Our diarist Anthea Kreston lives close to the market that was attacked. Here are her resolutions, as an American in Berlin.
This week, Berlin suffered a tragedy – a terrorist attack at a Christmas Market close to our home. Similar to the attack in Nice, France, this major attack (by a truck cutting a tornado of death and destruction through a festive market) was the deadliest terrorist act on German soil in many years. Germany now joins Brussels, France in a tragic reality of fear and unsettled sadness. This is the third, and most immediate terrorist experience for me since our move here.
The Christmas Market which was attacked surrounds the Kaiser Wilhelm Memorial Church – or, the “Broken Church”. It remains, as it was at the end of World War II, a jagged tooth – a broken reminder of what befell. It is just down the street from us – on the glamorous Ku-Damm, our version of 5th Avenue. I was practising and Jason came in – he said have you looked at your phone? – and I looked down and it was going crazy with messages. He said – it happened, it happened here. I almost immediately threw up. The girls were asleep already, but on my phone are fresh photos of them on the kiddie rides at the market, just days old.
When I started this diary for Slipped Disc 10 months ago, I decided to give myself a few simple restrictions. One of these was to remain neutral politically. As a musician, we often find ourselves at a cross-road. We, as musicians, are a multi-colored, multi-oriented and multi-national band of people who make our way through life in always creative ways – looking for connection, for inspiration from one another. We often find ourselves as a small island of entertainers, entertaining people who may not share our natural openness, our desire for inclusiveness. Conversations after concerts with patrons can be sensitive, and we more often than not steer clear of any possible conflict – innately sensing when a fundamental difference exists.
So, with this in mind, I have been asked to share my thoughts of recent events here and in the States as a musician living abroad. Here goes – I will do my best.
I am afraid, afraid for my children, my friends, for myself, and for the earth. I am afraid of the inherent darkness of humans – and the encouragement of this darkness. I am afraid of the way people may feel they can teach their children – the newly acceptable parameters of right and wrong.
The day after the US election, the night of which was spent in fits and starts as I continually checked the New York Times coverage, I felt powerless.
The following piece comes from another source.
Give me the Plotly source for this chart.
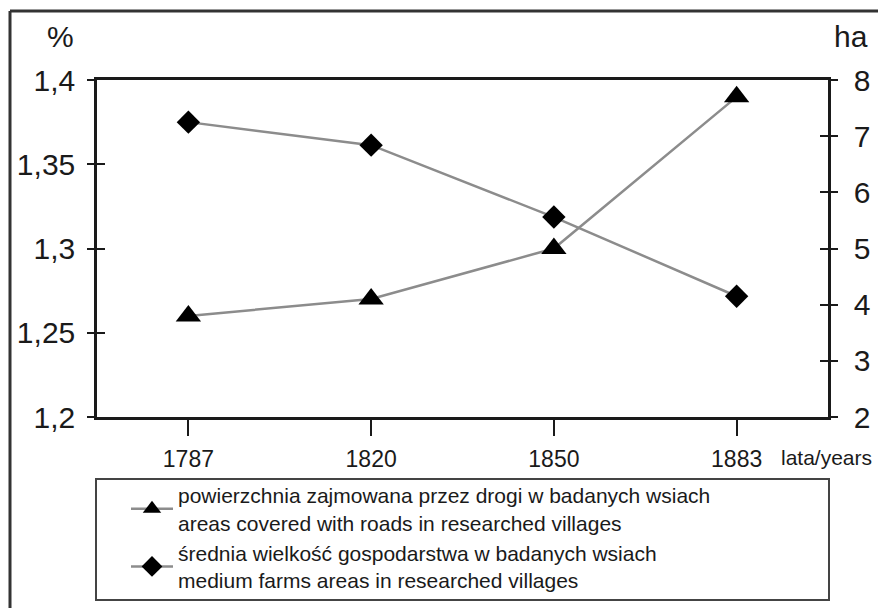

Somehow, I had expected a confirmation of our belief that women were indeed equal, powerful and capable of whatever they desired. Am I fooling myself? Are we less? Can we not be trusted with great responsibility? All the teeny and not-so-teeny slights I have experienced my whole life – I was ready to turn a new leaf, to kindly but firmly mark my space, to not brush aside these daily reminders of my place in the world as a woman.
My daughter, the day before the election, told me her friend at school said that if the man became president, there would be a war. I assured her that this would not be the case – to not worry. There is a swirling darkness, something that is not right with the world now. I don’t have any answers for my daughter.
With the attack this week in Berlin, I experienced a strange numbness. I stopped, hesitated, spoke to Jason, posted an “all is well with our family” on Facebook, then went back to practicing. I just felt, and still feel, like I am in a dream state. I have begun to accept this new reality. Angela Merkel is in trouble. The Right is attacking, and she is the last head of state who stands strongly for democracy here. With the United States at a crossroads, Europe in a struggle between right and left, I can’t shake the feeling that we are living at a juncture in history. A juncture which will become a fundamental curriculum in school for children in the future. They will ask, “why didn’t they see it coming, why didn’t they do anything?”
I regularly speak by FaceTime to my friends in the States. I feel far away and unsure of what the feeling is there on the ground. I walk around with my safety pin on my shirt. It is a symbol of support for those in need of support – I will stand by you in any moment of injustice. I believe in equality. I know this is a small thing – to put a pin on my shirt – but I do stand up for others and will continue to do so. I have always been unafraid and quick to act in danger. I will continue to work with the refugees here. I will continue to teach my children strength of character and kindness. I will steady myself, stay focused and strong. I will do this for myself and for my family. I know you will too.